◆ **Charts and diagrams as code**
------------------------------------------------------------

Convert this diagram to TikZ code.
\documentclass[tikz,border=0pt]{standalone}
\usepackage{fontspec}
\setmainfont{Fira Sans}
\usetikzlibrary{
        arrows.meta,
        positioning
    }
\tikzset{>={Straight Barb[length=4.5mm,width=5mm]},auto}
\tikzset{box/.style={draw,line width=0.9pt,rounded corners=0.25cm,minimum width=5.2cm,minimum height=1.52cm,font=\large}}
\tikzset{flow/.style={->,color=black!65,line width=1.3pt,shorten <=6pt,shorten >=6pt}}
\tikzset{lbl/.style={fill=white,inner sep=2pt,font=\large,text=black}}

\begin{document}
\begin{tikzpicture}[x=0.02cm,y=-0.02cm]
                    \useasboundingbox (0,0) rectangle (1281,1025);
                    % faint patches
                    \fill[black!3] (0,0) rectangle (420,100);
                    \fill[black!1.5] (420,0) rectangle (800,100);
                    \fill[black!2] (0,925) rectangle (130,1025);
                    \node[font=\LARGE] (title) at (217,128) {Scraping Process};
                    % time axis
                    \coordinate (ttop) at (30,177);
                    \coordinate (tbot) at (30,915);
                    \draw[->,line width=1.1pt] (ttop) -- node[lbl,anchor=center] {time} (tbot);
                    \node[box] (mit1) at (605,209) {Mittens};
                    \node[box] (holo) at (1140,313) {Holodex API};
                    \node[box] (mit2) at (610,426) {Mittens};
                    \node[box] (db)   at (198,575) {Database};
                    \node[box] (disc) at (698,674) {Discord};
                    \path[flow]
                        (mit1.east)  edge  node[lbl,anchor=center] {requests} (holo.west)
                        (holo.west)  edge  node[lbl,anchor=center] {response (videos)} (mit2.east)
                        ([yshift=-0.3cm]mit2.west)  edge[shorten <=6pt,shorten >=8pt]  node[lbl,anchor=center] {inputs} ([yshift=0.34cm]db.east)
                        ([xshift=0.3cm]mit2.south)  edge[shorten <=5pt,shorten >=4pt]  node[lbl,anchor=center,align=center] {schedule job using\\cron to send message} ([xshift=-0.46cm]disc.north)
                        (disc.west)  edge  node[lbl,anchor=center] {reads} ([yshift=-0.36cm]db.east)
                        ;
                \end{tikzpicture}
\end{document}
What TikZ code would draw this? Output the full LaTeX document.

------------------------------------------------------------

◆ **REQUIREMENT**
Your task is to output the full set of records exactly as presented.

◆ **RESULT OF THIS TASK**
Convert this diagram to TikZ code.
\documentclass[tikz,border=0pt]{standalone}
\usepackage{fontspec}
\setmainfont{Fira Sans}
\usetikzlibrary{
        arrows.meta,
        positioning
    }
\tikzset{>={Straight Barb[length=4.5mm,width=5mm]},auto}
\tikzset{box/.style={draw,line width=0.9pt,rounded corners=0.25cm,minimum width=5.2cm,minimum height=1.52cm,font=\large}}
\tikzset{flow/.style={->,color=black!65,line width=1.3pt,shorten <=6pt,shorten >=6pt}}
\tikzset{lbl/.style={fill=white,inner sep=2pt,font=\large,text=black}}

\begin{document}
\begin{tikzpicture}[x=0.02cm,y=-0.02cm]
                    \useasboundingbox (0,0) rectangle (1281,1025);
                    % faint patches
                    \fill[black!3] (0,0) rectangle (420,100);
                    \fill[black!1.5] (420,0) rectangle (800,100);
                    \fill[black!2] (0,925) rectangle (130,1025);
                    \node[font=\LARGE] (title) at (217,128) {Scraping Process};
                    % time axis
                    \coordinate (ttop) at (30,177);
                    \coordinate (tbot) at (30,915);
                    \draw[->,line width=1.1pt] (ttop) -- node[lbl,anchor=center] {time} (tbot);
                    \node[box] (mit1) at (605,209) {Mittens};
                    \node[box] (holo) at (1140,313) {Holodex API};
                    \node[box] (mit2) at (610,426) {Mittens};
                    \node[box] (db)   at (198,575) {Database};
                    \node[box] (disc) at (698,674) {Discord};
                    \path[flow]
                        (mit1.east)  edge  node[lbl,anchor=center] {requests} (holo.west)
                        (holo.west)  edge  node[lbl,anchor=center] {response (videos)} (mit2.east)
                        ([yshift=-0.3cm]mit2.west)  edge[shorten <=6pt,shorten >=8pt]  node[lbl,anchor=center] {inputs} ([yshift=0.34cm]db.east)
                        ([xshift=0.3cm]mit2.south)  edge[shorten <=5pt,shorten >=4pt]  node[lbl,anchor=center,align=center] {schedule job using\\cron to send message} ([xshift=-0.46cm]disc.north)
                        (disc.west)  edge  node[lbl,anchor=center] {reads} ([yshift=-0.36cm]db.east)
                        ;
                \end{tikzpicture}
\end{document}
What TikZ code would draw this? Output the full LaTeX document.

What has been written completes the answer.